Harvesting Energy, Innovative Stormwater Management, Integrated Biophilia, and Passive Systems

Sustainable and Holistic Design

Cuyahoga Community College
STEM Building Addition and Renovations
Parma, Ohio

Challenge: The essential aim of the new STEM Center is to inspire discovery, problem-solving, and collaboration in a refreshingly accessible and optimistic educational environment while providing the College with new teaching spaces. Contextually, the STEM Center joins a circa 1975, brick-clad, interconnected complex organized around a three-story, glass-roofed galleria.

 

Solution: Contemporary active-learning spaces and environmentally and socially sustainable design elements are the fundamental drivers of the project’s siting, form, and expression.

 

Simplicity of composition—from program and infrastructure distribution to the structural grid and modular terracotta façade components—inspired every design and budgetary decision. While the existing buildings are characteristically inward-focused, the STEM Center deliberately and outwardly puts science and sustainability on display. A roof canopy hovers over the building, shading the upper story and concealing mechanical rooms while giving the building a distinctive presence.

 

Transecting the building, a Student Commons establishes a new campus complex entry, where students enjoy dappled natural light though a long, building-integrated photovoltaic skylight, biophylic walls, and planter benches.
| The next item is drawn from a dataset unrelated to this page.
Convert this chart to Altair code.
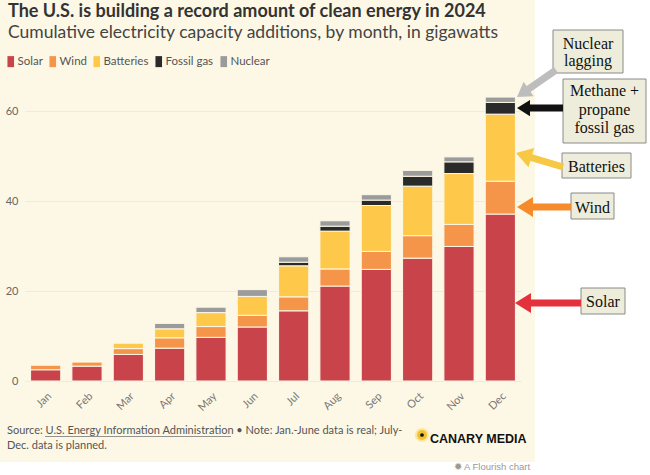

A variety of adjacent study spaces invite the students to linger in the building between classes. A technology-rich “sand box” provides students and faculty with interactive virtual tools for collaborative exploration, while an interdisciplinary lab, where students investigate questions from multiple perspectives, promotes problem-based learning. Bordering the Commons, these spaces invite students to observe and/or join the science exploration.

 

The building’s simple rectangular footprint optimizes solar orientation while maximizing the building’s envelope-to-volume ratio. While the façades share a common design language, solar orientation differentiates the design of each. A landscaped storm-water wetland serves as an outdoor classroom and social space, transforming into a reflective pool following heavy rains. The building’s predicted energy-use intensity is 74.36 kBtu/sf/year; it consumes 70% less energy than similar buildings in the United States.

 

Benefit: A community college promoting STEM education sustains equitable communities by providing a high-quality education in contemporary learning spaces that will equip a future workforce with lifelong skills.

 

Visible building-integrated photovoltaics in the Commons’ skylight generate 34,220 kWh/year, and serve as an educational tool for students who can access information about the sustainable design features of the building on an interactive Energy Dashboard displayed in the Commons.

 

Biophylic walls and planters bring life to the social hub, connect its occupants with nature, and enhance health and well-being with natural air filtration, while students and instructors enjoy views to nature from 77% of occupied spaces.

 

With 70% less carbon emissions than similar buildings nationally, environmental benefits from this building are the result of reduced net carbon emissions predicted at 1,620 metric tons annually.